According to the New Straits Times, police are seeking to question the group over their familiarity with the function of network core switches, something the daily says is a critical piece of Malaysia’s infrastructure, as well as the Total Airport Management System (TAMS) at both KLIA and klia2.
A police report lodged over the matter by airport operator Malaysia Airports Holding Bhd (MAHB), the four were named in the network failure that saw widespread systems outages throughout the airport, including passenger check-in stations, flight information listings, baggage handling systems, Wi-Fi and credit card terminals, starting on August 21 and lasting for three days.
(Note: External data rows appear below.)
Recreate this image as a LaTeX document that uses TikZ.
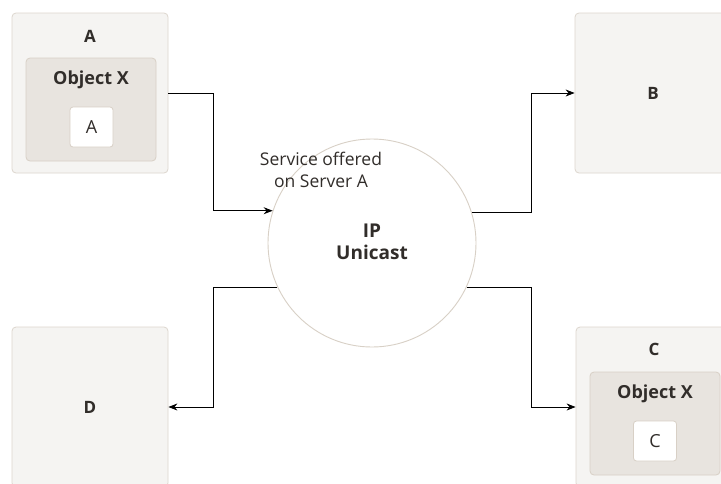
\documentclass[tikz,border=0pt]{standalone}
\usepackage{fontspec}
\setmainfont{Open Sans}
\usetikzlibrary{arrows.meta}
\definecolor{outerfill}{HTML}{F5F4F2}
\definecolor{outerline}{HTML}{DDD6CE}
\definecolor{innerfill}{HTML}{E8E4DF}
\definecolor{innerline}{HTML}{D8D0C6}
\definecolor{txt}{HTML}{312D2A}
\tikzset{
  outerbox/.style={draw=outerline, fill=outerfill, rounded corners=4pt, line width=0.8pt, minimum width=156pt, minimum height=160pt, inner sep=0pt},
  innerbox/.style={draw=innerline, fill=innerfill, rounded corners=4pt, line width=0.8pt, minimum width=130pt, minimum height=103pt, inner sep=0pt},
  whitebox/.style={draw=innerline, fill=white, rounded corners=3pt, line width=0.8pt, minimum width=43pt, minimum height=40pt, inner sep=0pt, text=txt, font=\fontsize{18}{20}\selectfont},
  title/.style={text=txt, font=\fontsize{17}{20}\selectfont\bfseries, inner sep=0pt},
  objlabel/.style={text=txt, font=\fontsize{18}{20}\selectfont\bfseries, inner sep=0pt},
  arr/.style={draw=black, line width=0.9pt, -{Stealth[length=9pt,width=7pt]}},
}
\begin{document}
\begin{tikzpicture}[x=1pt,y=-1pt]
\clip (0,0) rectangle (721,483);
\fill[white] (0,0) rectangle (721,483);
% A
\node[outerbox] (A) at (90,93) {};
\node[title] (At) at (90,36) {A};
\node[innerbox] (Ao) at (91,109.5) {};
\node[objlabel] (Aol) at (91,80) {Object X};
\node[whitebox] (Aw) at (91.5,127) {A};
% B
\node[outerbox] (B) at (653,93) {};
\node[title] (Bt) at (653,93) {B};
% C
\node[outerbox] (C) at (654,407) {};
\node[title] (Ct) at (654,349) {C};
\node[innerbox] (Co) at (655,423.5) {};
\node[objlabel] (Col) at (655,394) {Object X};
\node[whitebox] (Cw) at (655,441) {C};
% D
\node[outerbox] (D) at (90,407) {};
\node[title] (Dt) at (90,407) {D};
% circle
\node[circle, draw=innerline, fill=white, line width=0.9pt, minimum size=208pt, inner sep=0pt] (circ) at (372,243) {};
\node[text=txt, font=\fontsize{19}{22}\selectfont\bfseries, align=center, inner sep=0pt] (ipu) at (372,242) {IP\\Unicast};
\node[text=txt, font=\fontsize{17.5}{22}\selectfont, align=center, inner sep=0pt] (svc) at (321,170) {Service offered\\on Server A};
% connectors
\coordinate (k1) at (213,93);
\coordinate (k2) at (531,93);
\coordinate (k3) at (213,407);
\coordinate (k4) at (531,407);
\draw[arr] (A.east) -- (k1) |- (circ.162.6);
\draw[arr] (circ.17.4) -| (k2) -- (B.west);
\draw[arr] (circ.205.6) -| (k3) -- (D.east);
\draw[arr] (circ.-25.6) -| (k4) -- (C.west);
\end{tikzpicture}
\end{document}
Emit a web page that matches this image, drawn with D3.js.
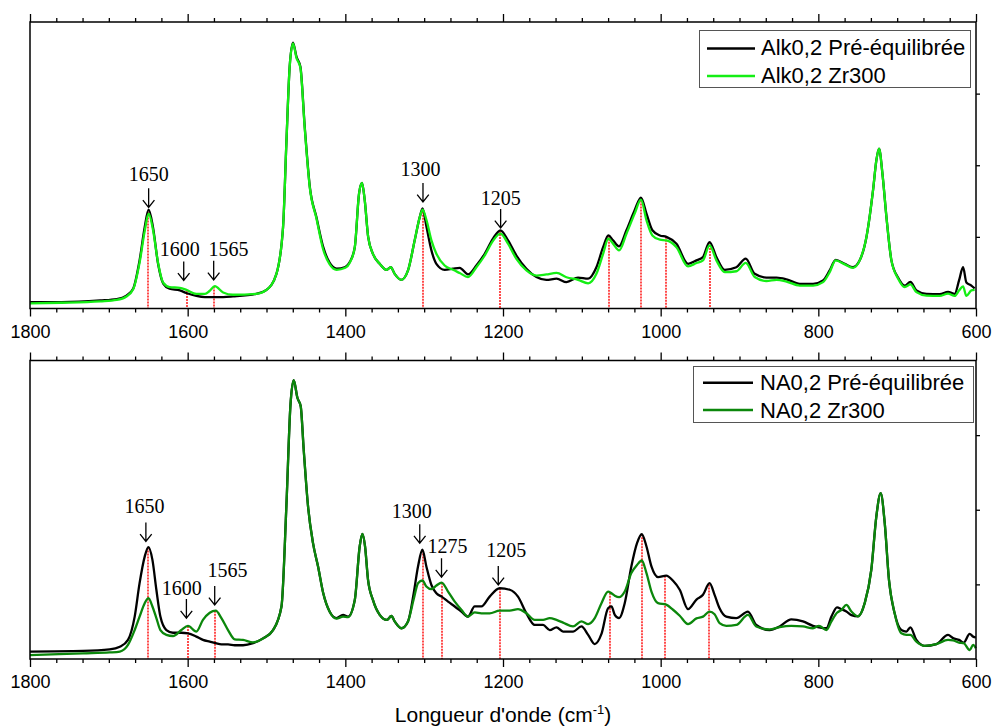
<!DOCTYPE html>
<html><head><meta charset="utf-8">
<script src="https://cdn.jsdelivr.net/npm/d3@7/dist/d3.min.js"></script>
<style>
html,body{margin:0;padding:0;background:#fff;}
svg{display:block;}
</style></head>
<body>
<svg id="chart" width="992" height="728"></svg>
<script>
// ---------------- DATA ----------------
const xMajorTicks = [1800, 1600, 1400, 1200, 1000, 800, 600];
const seriesNamesTop = ["Alk0,2 Pré-équilibrée", "Alk0,2 Zr300"];
const seriesNamesBot = ["NA0,2 Pré-équilibrée", "NA0,2 Zr300"];

const wnTop = [1800,1760,1711,1690,1677.7,1669,1661,1654.5,1649.5,1644,1637.6,1631,1623,1610,1601.6,1589,1578,1572,1565.6,1555,1542.5,1513,1500,1487.4,1479,1474.8,1470.6,1466.4,1462,1457,1451.5,1445,1436.7,1428,1420,1411,1400,1394.4,1388,1382.6,1378.8,1375.4,1371,1365,1356.4,1348,1342.4,1337.4,1329,1320.5,1312,1305.6,1302,1297,1290.8,1284.5,1274,1263.4,1255,1244.4,1233.8,1223.2,1212.7,1203.3,1193.6,1183,1170.3,1157.6,1145,1132,1119.5,1104.8,1092,1081.5,1073,1066.3,1060.4,1052.8,1043.4,1033,1025,1018,1010.5,1001,992.7,980,965.3,954.6,946.3,938,929.3,918.7,904,892.1,880.7,865.9,853,840.4,823.5,806.7,794,785.6,778,766.5,756,747.5,739,730.6,726.4,723,718.7,713.6,707.3,698.9,690.4,683.2,675.6,662.9,646,635.5,627,621.5,616.4,612.2,605.9,601.7];
const alkPre = [0.022,0.022,0.028,0.033,0.045,0.070,0.168,0.284,0.345,0.284,0.157,0.087,0.069,0.063,0.054,0.044,0.040,0.040,0.040,0.040,0.042,0.051,0.065,0.121,0.284,0.576,0.844,0.928,0.879,0.844,0.634,0.424,0.319,0.214,0.160,0.139,0.145,0.162,0.214,0.401,0.438,0.378,0.249,0.191,0.156,0.135,0.144,0.121,0.100,0.133,0.238,0.319,0.349,0.284,0.203,0.156,0.135,0.139,0.142,0.119,0.150,0.191,0.244,0.273,0.238,0.185,0.139,0.110,0.100,0.104,0.092,0.108,0.104,0.144,0.214,0.255,0.238,0.217,0.273,0.343,0.387,0.331,0.273,0.255,0.250,0.226,0.156,0.168,0.180,0.232,0.180,0.135,0.144,0.174,0.121,0.108,0.108,0.102,0.086,0.086,0.098,0.133,0.170,0.156,0.144,0.168,0.249,0.413,0.517,0.558,0.471,0.319,0.168,0.108,0.080,0.093,0.063,0.051,0.050,0.058,0.051,0.098,0.144,0.091,0.080,0.070];
const alkZr = [0.018,0.020,0.025,0.030,0.042,0.068,0.160,0.270,0.331,0.275,0.160,0.090,0.075,0.072,0.065,0.051,0.051,0.062,0.078,0.056,0.048,0.051,0.065,0.121,0.284,0.576,0.844,0.925,0.875,0.840,0.630,0.420,0.315,0.205,0.155,0.135,0.142,0.160,0.214,0.401,0.438,0.378,0.249,0.191,0.156,0.135,0.144,0.121,0.100,0.133,0.238,0.319,0.345,0.308,0.238,0.191,0.150,0.135,0.124,0.110,0.144,0.185,0.236,0.261,0.226,0.173,0.133,0.115,0.119,0.124,0.109,0.100,0.088,0.121,0.191,0.244,0.226,0.203,0.261,0.331,0.380,0.308,0.255,0.240,0.238,0.214,0.147,0.159,0.168,0.220,0.168,0.127,0.130,0.159,0.110,0.096,0.100,0.094,0.080,0.080,0.092,0.127,0.168,0.154,0.142,0.168,0.249,0.413,0.517,0.558,0.471,0.319,0.168,0.105,0.075,0.084,0.057,0.045,0.044,0.052,0.044,0.063,0.077,0.044,0.063,0.065];

const wnBot = [1800,1732.8,1699,1686,1675.7,1667.2,1661,1654.5,1649.8,1644.7,1639.7,1634.6,1627,1618.6,1608,1599.6,1589,1580.6,1572,1564.4,1557.2,1548.8,1540.3,1529.8,1517,1504.4,1491.7,1481,1474.8,1469.7,1465.5,1460.8,1456.6,1452.8,1447.3,1441,1434.6,1428,1420,1411.3,1402.9,1396.6,1388,1381.8,1378.4,1375,1371.2,1365,1356.4,1347.2,1341.6,1337.4,1329,1320.5,1313.3,1307.8,1302.2,1297.2,1290.8,1284.5,1277.8,1269.7,1261.2,1252.8,1244.4,1235.9,1227.4,1216.9,1204.2,1191.5,1181,1170.3,1159.8,1149.2,1140.7,1132.2,1123.8,1111.1,1100.5,1092,1083.6,1075.1,1066.7,1062.4,1058.2,1052.8,1045.6,1037.2,1030,1024,1018,1011.7,1003.3,993,984.3,975.8,965.3,954.6,946.3,938,931.6,925.3,916.8,904.1,889.3,878.7,861.8,849.1,834.3,819.5,806.8,799.2,789.8,783.4,776.3,770.8,764.4,758,749.7,741.2,732.8,726.4,720.9,715.8,710.4,703.2,694.7,688.3,683.3,675.6,665,650.2,635.5,629.1,621.5,615.6,608,603.6,600.2];
const naPre = [0.025,0.027,0.032,0.041,0.064,0.142,0.254,0.343,0.375,0.332,0.232,0.142,0.097,0.088,0.088,0.086,0.075,0.064,0.058,0.053,0.049,0.049,0.046,0.046,0.053,0.069,0.097,0.176,0.511,0.847,0.934,0.875,0.847,0.701,0.511,0.388,0.310,0.220,0.159,0.137,0.148,0.142,0.198,0.377,0.419,0.377,0.265,0.198,0.148,0.131,0.144,0.126,0.103,0.126,0.220,0.310,0.366,0.310,0.248,0.220,0.209,0.192,0.176,0.159,0.142,0.176,0.176,0.209,0.237,0.232,0.209,0.153,0.114,0.114,0.097,0.106,0.092,0.092,0.109,0.081,0.050,0.084,0.170,0.176,0.148,0.137,0.187,0.310,0.388,0.418,0.377,0.310,0.274,0.279,0.262,0.232,0.167,0.199,0.215,0.254,0.215,0.170,0.142,0.137,0.159,0.114,0.097,0.109,0.133,0.126,0.111,0.106,0.103,0.142,0.173,0.167,0.159,0.147,0.143,0.187,0.299,0.478,0.556,0.456,0.265,0.153,0.097,0.092,0.106,0.064,0.044,0.050,0.081,0.070,0.064,0.055,0.084,0.075,0.072];
const naZr = [0.013,0.019,0.022,0.025,0.047,0.097,0.142,0.187,0.204,0.176,0.137,0.097,0.081,0.077,0.097,0.111,0.092,0.131,0.155,0.162,0.137,0.097,0.066,0.064,0.056,0.069,0.097,0.176,0.511,0.847,0.934,0.875,0.847,0.701,0.511,0.388,0.310,0.220,0.159,0.135,0.142,0.140,0.198,0.377,0.419,0.377,0.265,0.198,0.148,0.131,0.144,0.126,0.103,0.126,0.200,0.254,0.263,0.243,0.234,0.246,0.256,0.226,0.192,0.165,0.142,0.156,0.153,0.153,0.162,0.162,0.167,0.153,0.131,0.131,0.137,0.131,0.122,0.109,0.126,0.117,0.137,0.187,0.226,0.220,0.212,0.207,0.226,0.288,0.315,0.330,0.288,0.226,0.187,0.182,0.165,0.145,0.117,0.136,0.142,0.159,0.150,0.120,0.111,0.114,0.148,0.109,0.099,0.107,0.111,0.109,0.103,0.111,0.097,0.126,0.155,0.164,0.181,0.159,0.143,0.187,0.299,0.478,0.556,0.456,0.265,0.153,0.086,0.081,0.081,0.058,0.044,0.050,0.064,0.062,0.055,0.053,0.030,0.047,0.036];

// red dotted band markers (wavenumbers)
const markersTop = [1650, 1601, 1566, 1301, 1204, 1066, 1025, 993, 938];
const markersBot = [1650, 1600, 1565, 1302, 1278, 1204, 1064, 1024, 994, 939];

// arrow annotations: label, wavenumber, arrow tip height (data units)
const annTopLabels = ["1650", "1600", "1565", "1300", "1205"];
const annTopWn = [1649.5, 1605, 1567, 1301.5, 1203];
const annTopTip = [0.353, 0.098, 0.100, 0.372, 0.281];
const annBotLabels = ["1650", "1600", "1565", "1300", "1275", "1205"];
const annBotWn = [1653, 1601.6, 1565.7, 1305.6, 1278, 1206];
const annBotTip = [0.394, 0.137, 0.181, 0.388, 0.274, 0.248];

// ---------------- LAYOUT / STYLE ----------------
const annTopDx = [0, -4, 14.7, -2.6, 0], annTopGap = [7, 5, 5, 6.7, 4.3];
const annBotDx = [-1.3, -4.7, 12.8, -8, 6, 8], annBotGap = [9, 4.3, 9, 5.7, 5, 9.4];
const SANS = "'Liberation Sans', Arial, sans-serif";
const SERIF = "'Liberation Serif', 'Times New Roman', serif";

const svg = d3.select("#chart");
const x = d3.scaleLinear().domain([1800, 600]).range([30, 976]);
const minorTicks = d3.range(0, 37).map(i => 1800 - i * 200 / 6).filter(v => Math.abs((v - 600) % 200) > 1 && Math.abs((v - 600) % 200 - 200) > 1);

const panels = [
  {top: 22, bottom: 308.5, wn: wnTop, s: [alkPre, alkZr], colors: ["#000000", "#14ee14"], names: seriesNamesTop,
   markers: markersTop, ann: [annTopLabels, annTopWn, annTopTip, annTopDx, annTopGap],
   legend: {x0: 699.5, y0: 30.5, x1: 970.5, y1: 87.5, lx0: 707, lx1: 755, tx: 761, rows: [48.5, 76], base: [55.3, 82.6]}},
  {top: 360.5, bottom: 659, wn: wnBot, s: [naPre, naZr], colors: ["#000000", "#0b870b"], names: seriesNamesBot,
   markers: markersBot, ann: [annBotLabels, annBotWn, annBotTip, annBotDx, annBotGap],
   legend: {x0: 693.5, y0: 366.5, x1: 973.5, y1: 422.5, lx0: 703, lx1: 753, tx: 760, rows: [382.7, 410], base: [390, 417.7]}}
];

function interp(wns, vals, w) {
  for (let i = 0; i < wns.length - 1; i++) {
    if (w <= wns[i] && w >= wns[i + 1]) {
      const t = (wns[i] - w) / (wns[i] - wns[i + 1]);
      return vals[i] + t * (vals[i + 1] - vals[i]);
    }
  }
  return vals[vals.length - 1];
}

panels.forEach(p => {
  const y = d3.scaleLinear().domain([0, 1]).range([p.bottom, p.top]);
  const g = svg.append("g");

  // red dotted marker lines
  p.markers.forEach(m => {
    const v = Math.max(interp(p.wn, p.s[0], m), interp(p.wn, p.s[1], m));
    const mx = Math.round(x(m));
    g.append("line").attr("x1", mx).attr("x2", mx).attr("y1", y(v)).attr("y2", p.bottom)
      .attr("stroke", "#ff0000").attr("stroke-width", 1.4).attr("stroke-dasharray", "2,1");
  });

  // series
  const line = d3.line().x((d, i) => x(p.wn[i])).y(d => y(d)).curve(d3.curveMonotoneX);
  p.s.forEach((vals, k) => {
    g.append("path").attr("d", line(vals)).attr("fill", "none")
      .attr("stroke", p.colors[k]).attr("stroke-width", 2.3).attr("stroke-linejoin", "round");
  });

  // axes
  const mkAxis = (gen, vals, size, sel, labels) => {
    const a = sel.call(gen.tickValues(vals).tickSize(size).tickSizeOuter(0).tickFormat(labels ? d3.format("d") : ""));
    a.select(".domain").remove();
    a.selectAll(".tick line").attr("stroke", "#000").attr("stroke-width", 1.3);
    return a;
  };
  const bottomG = g.append("g").attr("transform", `translate(0,${p.bottom})`);
  mkAxis(d3.axisBottom(x), xMajorTicks, 8, bottomG, true);
  bottomG.selectAll(".tick text").attr("y", 29).attr("dy", 0)
    .style("font-family", SANS).style("font-size", "18px").attr("fill", "#000");
  mkAxis(d3.axisBottom(x), minorTicks, 4, g.append("g").attr("transform", `translate(0,${p.bottom})`), false);
  mkAxis(d3.axisTop(x), xMajorTicks, 8, g.append("g").attr("transform", `translate(0,${p.top})`), false);
  mkAxis(d3.axisTop(x), minorTicks, 4, g.append("g").attr("transform", `translate(0,${p.top})`), false);
  mkAxis(d3.axisRight(y), [0.25, 0.5, 0.75], 4, g.append("g").attr("transform", `translate(${x(600)},0)`), false);

  // frame
  g.append("rect").attr("x", x(1800)).attr("y", p.top).attr("width", x(600) - x(1800)).attr("height", p.bottom - p.top)
    .attr("fill", "none").attr("stroke", "#000").attr("stroke-width", 1.5);

  // annotations
  const [labs, wns, tips, dxs, gaps] = p.ann;
  labs.forEach((lab, i) => {
    const ax = x(wns[i]), tipY = y(tips[i]), topY = tipY - 19;
    g.append("path").attr("d", `M${ax},${topY}V${tipY}M${ax - 5.8},${tipY - 7.3}L${ax},${tipY}L${ax + 5.8},${tipY - 7.3}`)
      .attr("fill", "none").attr("stroke", "#000").attr("stroke-width", 1.3);
    g.append("text").attr("x", ax + dxs[i]).attr("y", topY - gaps[i]).attr("text-anchor", "middle")
      .style("font-family", SERIF).style("font-size", "20px").attr("fill", "#000").text(lab);
  });

  // legend
  const L = p.legend;
  g.append("rect").attr("x", L.x0).attr("y", L.y0).attr("width", L.x1 - L.x0).attr("height", L.y1 - L.y0)
    .attr("fill", "#fff").attr("stroke", "#555").attr("stroke-width", 1);
  p.names.forEach((nm, k) => {
    g.append("line").attr("x1", L.lx0).attr("x2", L.lx1).attr("y1", L.rows[k]).attr("y2", L.rows[k])
      .attr("stroke", p.colors[k]).attr("stroke-width", 2.5);
    g.append("text").attr("x", L.tx).attr("y", L.base[k]).style("font-family", SANS).style("font-size", "22px")
      .attr("fill", "#000").text(nm);
  });
});

// x-axis title
const title = svg.append("text").attr("x", 503).attr("y", 722).attr("text-anchor", "middle")
  .style("font-family", SANS).style("font-size", "21px").attr("fill", "#000");
title.append("tspan").text("Longueur d'onde (cm");
title.append("tspan").attr("dy", -8).style("font-size", "13px").text("-1");
title.append("tspan").attr("dy", 8).text(")");
</script>
</body></html>
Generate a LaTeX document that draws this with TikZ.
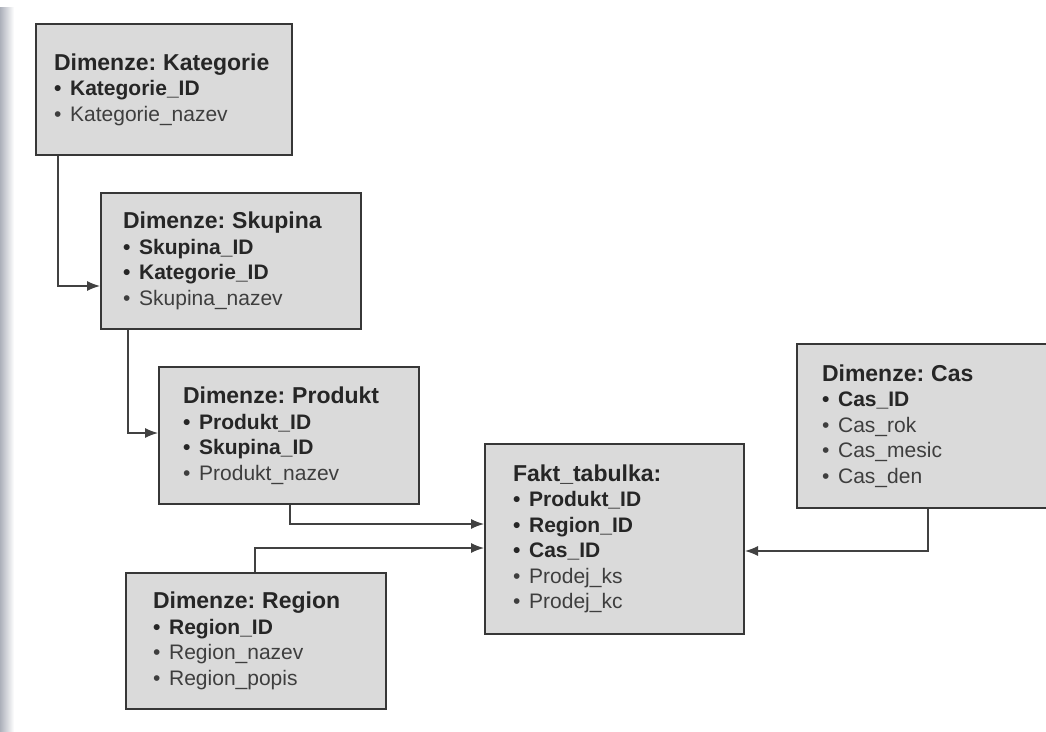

KLIA police have gone as far as confirming that MAHB’s IT department has indeed lodged a report with authorities on the matter. The incident would be investigated under Section 427 of the Penal Code, pertaining to causing damage via mischief.
While Transport Minister Anthony Loke has jumped ahead of rumors, asking that the wider public cease speculating on the nature of the systems failure, a report in local media over the weekend suggested that the incident could have been due to a cyberattack.
Loke has doubled down, saying that such theories were premature in the investigation into the incident. Meanwhile, MAHB management has not ruled out that the it was “an act with malicious intent.”
Transport Ministry officials have formed their own committee to investigate the incident, and hope to draw conclusions that would prevent this happening again in the future.